The Times makes much of the differences between the three. Ms. Kagan is seen by some as more concerned with gay rights than national security. Ms. Wood is considered by others to be hostile to Christians and too inclined to support abortion rights. Mr. Garland just might like big government and lean in favor of assuring that those accused of terrorism enjoy basic constitutional rights. Put another way, all could easily share the same limousine en route to a Georgetown dinner party.

And that's the problem. Each of these candidates sits atop the pyramid of Maslow's hieracrchy of need. Each has it all: affluence, fame, power. They lead privileged lives, far from need, far from foreclosure, far from the madding crowd that darkens the doors of almost every trial court in the land. For folks like this, the law is all about theory and legal doctrine. I suspect each would wet themselves if left alone with an actual client facing prison time for a crime he may, or may not, have committed.

I cannot fathom why President Obama finds it necessary to dip into the same cesspool of privilege for Supreme Court justices that has served the country so indifferently during the past three decades or more. Is this change?

Watching the debate about the nomination reminds me of appearing before a federal judge some fifteen years ago for several trials. The man was a distinguished intellectual. But he had never tried a case to a verdict as a lawyer. Appearing before him hurt: he tried mightily to do the right thing, but one sensed his discomfort in the rough and tumble world of need. In his world, clients had all the money necessary to do everything the law permitted. Most Americans make cost-benefit decisions about what they can and should do. The privileged rarely do.

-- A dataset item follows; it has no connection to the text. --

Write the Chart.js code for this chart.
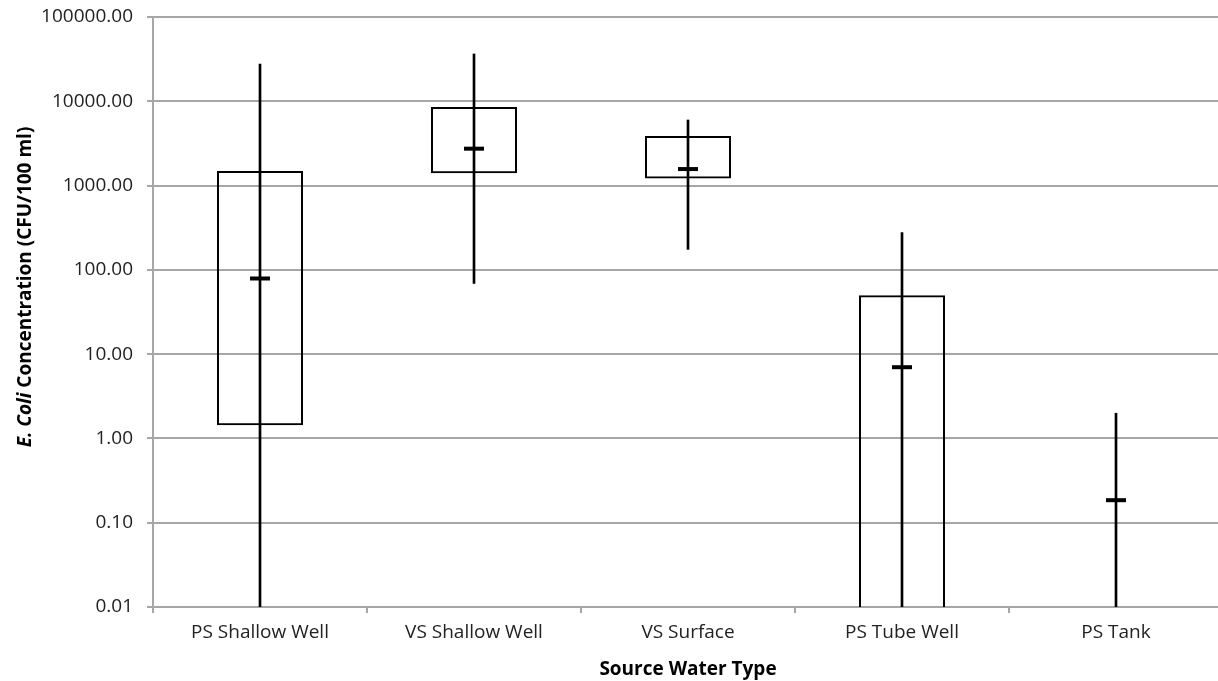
<!DOCTYPE html>
<html>
<head>
<meta charset="utf-8">
<script src="https://cdn.jsdelivr.net/npm/chart.js@4.4.0/dist/chart.umd.min.js"></script>
<style>
  html, body { margin: 0; padding: 0; background: #ffffff; overflow: hidden; }
  #c { position: absolute; left: 0; top: 0; }
</style>
</head>
<body>
<canvas id="c" width="1237" height="681"></canvas>
<script>
const categories = ['PS Shallow Well', 'VS Shallow Well', 'VS Surface', 'PS Tube Well', 'PS Tank'];
const boxLow   = [1.43, 1400, 1210, 0.01, null];
const boxHigh  = [1490, 8550, 3870, 50, null];
const whiskerLow  = [0.01, 69, 175, 0.01, 0.01];
const whiskerHigh = [27700, 36400, 6000, 276, 1.99];
const medians  = [79, 2740, 1570, 7.0, 0.185];
const yTickValues = [0.01, 0.1, 1, 10, 100, 1000, 10000, 100000];
const yTickLabels = ['0.01', '0.10', '1.00', '10.00', '100.00', '1000.00', '10000.00', '100000.00'];
const yTitleItalic = 'E. Coli';
const yTitleRest = ' Concentration (CFU/100 ml)';
const xTitle = 'Source Water Type';

const FONT = '"Open Sans", "Liberation Sans", sans-serif';
const GRID = '#a6a6a6';

const boxData = boxLow.map((v, i) => (v === null ? null : [v, boxHigh[i]]));
const whiskerData = whiskerLow.map((v, i) => [v, whiskerHigh[i]]);

function zeroPad(scale) {
  scale.paddingTop = 0;
  scale.paddingBottom = 0;
  scale.paddingLeft = 0;
  scale.paddingRight = 0;
}

const titlePlugin = {
  id: 'titles',
  afterDraw(chart) {
    const ctx = chart.ctx;
    const area = chart.chartArea;
    ctx.save();
    ctx.fillStyle = '#000';
    ctx.textBaseline = 'middle';
    ctx.font = 'bold 19px ' + FONT;
    ctx.textAlign = 'center';
    ctx.fillText(xTitle, (area.left + area.right) / 2, 670);
    ctx.translate(26, 287);
    ctx.rotate(-Math.PI / 2);
    ctx.textAlign = 'left';
    const fItal = 'italic bold 19px ' + FONT;
    const fBold = 'bold 19px ' + FONT;
    ctx.font = fItal;
    const w1 = ctx.measureText(yTitleItalic).width;
    ctx.font = fBold;
    const w2 = ctx.measureText(yTitleRest).width;
    const start = -(w1 + w2) / 2;
    ctx.font = fItal;
    ctx.fillText(yTitleItalic, start, 0);
    ctx.font = fBold;
    ctx.fillText(yTitleRest, start + w1, 0);
    ctx.restore();
  }
};

new Chart(document.getElementById('c'), {
  type: 'bar',
  data: {
    labels: categories,
    datasets: [
      {
        type: 'line',
        label: 'Median',
        data: medians,
        showLine: false,
        pointStyle: 'line',
        pointRadius: 10,
        pointHoverRadius: 10,
        pointBorderWidth: 4,
        pointBorderColor: '#000',
        borderColor: '#000',
        order: 0
      },
      {
        label: 'Range',
        data: whiskerData,
        grouped: false,
        barThickness: 2,
        backgroundColor: '#000',
        borderWidth: 0,
        order: 1
      },
      {
        label: 'IQR',
        data: boxData,
        grouped: false,
        categoryPercentage: 1,
        barPercentage: 0.402,
        backgroundColor: 'rgba(0,0,0,0)',
        borderColor: '#000',
        borderWidth: 2,
        borderSkipped: (c) => (boxLow[c.dataIndex] !== null && boxLow[c.dataIndex] <= 0.01 ? 'bottom' : false),
        order: 2
      }
    ]
  },
  options: {
    responsive: false,
    animation: false,
    layout: { padding: { top: 17, right: 0, left: 0, bottom: 0 } },
    plugins: {
      legend: { display: false },
      tooltip: { enabled: false },
      title: { display: false }
    },
    scales: {
      x: {
        type: 'category',
        offset: true,
        grid: {
          display: true,
          offset: true,
          drawOnChartArea: false,
          drawTicks: true,
          tickLength: 6,
          color: GRID,
          lineWidth: 2
        },
        border: { display: false },
        ticks: {
          color: '#222',
          font: { family: FONT, size: 19 },
          padding: 8,
          maxRotation: 0,
          autoSkip: false
        },
        afterFit(scale) { scale.height = 74; zeroPad(scale); }
      },
      y: {
        type: 'logarithmic',
        min: 0.01,
        max: 100000,
        afterBuildTicks(scale) {
          scale.ticks = yTickValues.map(v => ({ value: v }));
        },
        grid: {
          color: GRID,
          lineWidth: 2,
          drawTicks: true,
          tickLength: 6
        },
        border: { display: true, color: GRID, width: 2 },
        ticks: {
          color: '#222',
          font: { family: FONT, size: 19 },
          padding: 14,
          callback(value) {
            const i = yTickValues.findIndex(t => Math.abs(t - value) / t < 1e-6);
            return i >= 0 ? yTickLabels[i] : null;
          }
        },
        afterFit(scale) { scale.width = 153; zeroPad(scale); }
      }
    }
  },
  plugins: [titlePlugin]
});
</script>
</body>
</html>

Kagan, Wood and Merrick are all qualified to be Supreme Court justices. There is no doubt about that. But they are all also distressingly cut from the same cloth as members of the current court. Hasn't the president noticed, however, that this cloth is fraying? The tapestry of American society is becoming undone? We need new wine skins for the court; the skins old are bursting with the pressure of a nation polarized into worlds as different as Georgetown and Main Street, USA.

Why isn't the president looking among the ranks of the nation's Public Defenders for a justice? Or perhaps someone who has sat in a Legal Aid office counseling folks on how to keep their home? Why not a lawyer who has spent a decade of so facing juries, or explaining to clients just how difficult it is to overturn a verdict on appeal? It's easy for judges to regard trial error as harmless when they never face those harmed.

Change, the president promised. It is a promise unredeemed thus far in so far as judicial appointments are concerned. When it comes to the Supreme Court, its the same old cream churned into premium vanilla.

Is it any wonder many Americans ignored the Census? For many folks, reporting the details of their domestic life to a distant government feels alot like reporting to a foreign power. Kagan, Wood and Garland are each distinguished jurists. But they are also so far out of the mainstream as to live in a world apart from ordinary Americans.